EEA, The European Environment: State and Outlook 2015: Synthesis Report (European Environment Agency, Copenhagen), 15.It is evident that, without adequate enforcement, EU environmental law will be ineffective. While the scope of substantive EU environmental law continues to expand, we are not witnessing the parallel improvement in the state of the European environment that one might expect.
Unsurprisingly, therefore, the need to improve the governance and enforcement of EU environmental law has been a major theme in recent years. This has focused on efforts to improve the rather poor record of under-enforcement of EU environmental law, and efforts to improve environmental governance by bringing the EU's laws, and those of its Member States, into line with the 1998 Aarhus Convention. In setting out the key elements of the legal regime for enforcing EU environmental law at EU and national levels, this chapter considers each of these trends.
It would be wrong, of course, to blame the failure of the EU to meet its environmental quality aims entirely on under-enforcement of EU environmental law.
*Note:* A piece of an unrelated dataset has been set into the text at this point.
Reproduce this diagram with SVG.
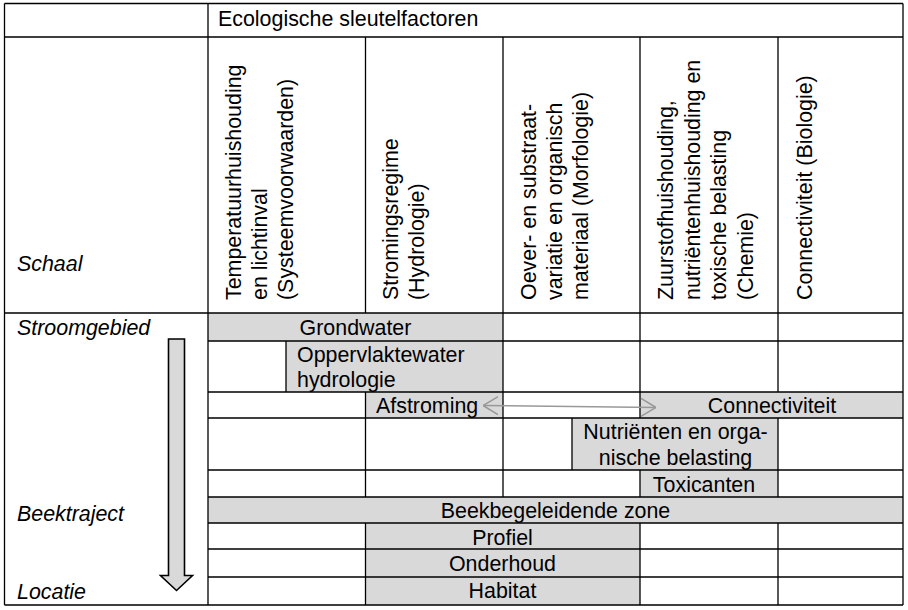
<svg xmlns="http://www.w3.org/2000/svg" width="908" height="610" viewBox="0 0 908 610">
<style>
text{font-family:"Liberation Sans",Arial,sans-serif;font-size:21.4px;fill:#000}
.it{font-style:italic}
.mid{text-anchor:middle}
.fill{fill:#d9d9d9}
.grid{fill:none;stroke:#000;stroke-width:1.3}
.conn{fill:none;stroke:#999;stroke-width:1.5}
</style>
<defs>
<marker id="vhead" viewBox="0 0 15 20" refX="15" refY="10" markerWidth="15" markerHeight="20" markerUnits="userSpaceOnUse" orient="auto-start-reverse">
<path d="M0,1 L15,10 L0,19" fill="none" stroke="#999" stroke-width="1.5"/>
</marker>
</defs>
<rect x="0" y="0" width="908" height="610" fill="#fff"/>

<g id="fills">
<rect id="f-grondwater" class="fill" x="208" y="313" width="295" height="28"/>
<rect id="f-oppervlaktewater" class="fill" x="286" y="341" width="217" height="51"/>
<rect id="f-afstroming" class="fill" x="365.5" y="392" width="137.5" height="26"/>
<rect id="f-connectiviteit" class="fill" x="640" y="392" width="263" height="26"/>
<rect id="f-nutrienten" class="fill" x="572" y="418" width="206" height="52"/>
<rect id="f-toxicanten" class="fill" x="640" y="470" width="138" height="27"/>
<rect id="f-beek" class="fill" x="208" y="497" width="695" height="26"/>
<rect id="f-profiel" class="fill" x="365.5" y="523" width="274.5" height="26"/>
<rect id="f-onderhoud" class="fill" x="365.5" y="549" width="274.5" height="28"/>
<rect id="f-habitat" class="fill" x="365.5" y="577" width="274.5" height="28"/>
</g>

<g id="grid">
<path class="grid" d="M4.5,3.5 H903 M4.5,37 H903 M4.5,313 H903 M208,341 H903 M208,392 H903 M208,418 H903 M208,470 H903 M208,497 H903 M208,523 H903 M208,549 H903 M208,577 H903 M4.5,605 H903
M4.5,3.5 V605 M208,3.5 V605 M903,3.5 V605
M365.5,37 V313 M365.5,392 V497 M365.5,523 V605
M503,37 V497
M640,37 V418 M640,470 V497 M640,523 V605
M778,37 V392 M778,418 V497 M778,523 V605
M286,341 V392 M572,418 V470"/>
</g>

<g id="header">
<text x="218" y="25.5">Ecologische sleutelfactoren</text>
<text class="it" x="17" y="270.5">Schaal</text>
</g>

<g id="col-temperatuur">
<text transform="translate(241,300) rotate(-90)"><tspan x="0" y="0">Temperatuurhuishouding</tspan><tspan x="0" y="26">en lichtinval</tspan><tspan x="0" y="52">(Systeemvoorwaarden)</tspan></text>
</g>
<g id="col-stroming">
<text transform="translate(398,300) rotate(-90)"><tspan x="0" y="0">Stromingsregime</tspan><tspan x="0" y="25.5">(Hydrologie)</tspan></text>
</g>
<g id="col-oever">
<text transform="translate(536,300) rotate(-90)"><tspan x="0" y="0">Oever- en substraat-</tspan><tspan x="0" y="26">variatie en organisch</tspan><tspan x="0" y="52">materiaal (Morfologie)</tspan></text>
</g>
<g id="col-zuurstof">
<text transform="translate(673,300) rotate(-90)"><tspan x="0" y="0">Zuurstofhuishouding,</tspan><tspan x="0" y="26.5">nutriëntenhuishouding en</tspan><tspan x="0" y="53">toxische belasting</tspan><tspan x="0" y="79.5">(Chemie)</tspan></text>
</g>
<g id="col-connectiviteit">
<text transform="translate(812,300) rotate(-90)">Connectiviteit (Biologie)</text>
</g>

<g id="scale-labels">
<text class="it" x="17" y="335">Stroomgebied</text>
<text class="it" x="17" y="520.5">Beektraject</text>
<text class="it" x="17" y="598.5">Locatie</text>
</g>

<g id="grondwater"><text class="mid" x="355.5" y="335">Grondwater</text></g>
<g id="oppervlaktewater"><text x="297" y="361.5"><tspan x="297">Oppervlaktewater</tspan><tspan x="297" y="387">hydrologie</tspan></text></g>
<g id="afstroming"><text x="376" y="412.5">Afstroming</text></g>
<g id="connectiviteit"><text class="mid" x="772" y="412.5">Connectiviteit</text></g>
<g id="nutrienten"><text class="mid" x="675.5" y="439"><tspan x="675.5">Nutriënten en orga-</tspan><tspan x="675.5" y="465">nische belasting</tspan></text></g>
<g id="toxicanten"><text class="mid" x="704" y="491.5">Toxicanten</text></g>
<g id="beekbegeleidende-zone"><text class="mid" x="555.5" y="517.5">Beekbegeleidende zone</text></g>
<g id="profiel"><text class="mid" x="502.5" y="545">Profiel</text></g>
<g id="onderhoud"><text class="mid" x="502.5" y="570.5">Onderhoud</text></g>
<g id="habitat"><text class="mid" x="502.5" y="597.5">Habitat</text></g>

<g id="connectors">
<path class="conn" d="M483,405.5 L656,407.5" marker-start="url(#vhead)" marker-end="url(#vhead)"/>
<polygon points="168.5,339 184.5,339 184.5,575.5 192.5,575.5 176.5,590.5 160.5,575.5 168.5,575.5" fill="#d9d9d9" stroke="#000" stroke-width="1.6" stroke-linejoin="miter"/>
</g>
</svg>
In many vital areas, agreement has not been reached at EU level on appropriate legislation (as, for instance, in the case of the proposed Soil Framework Directive, the proposal for which was withdrawn in 2014, and in the case of the proposed Access to Justice Directive, discussed further below). More broadly, many fundamental problems result not from the content and (lack of) enforcement of EU environmental legislation as such, but from the lack of consideration given to environmental concerns in non-environmental legislation, in the sense of legislation with a legal basis other than Article 192 TFEU, in breach of the integration principle considered in Chapter 3. Nonetheless, a significant improvement in the enforcement of EU environmental law would bring undeniable benefits, not only from an environmental quality perspective, but also in terms of ensuring a basic respect for the rule of law within the EU.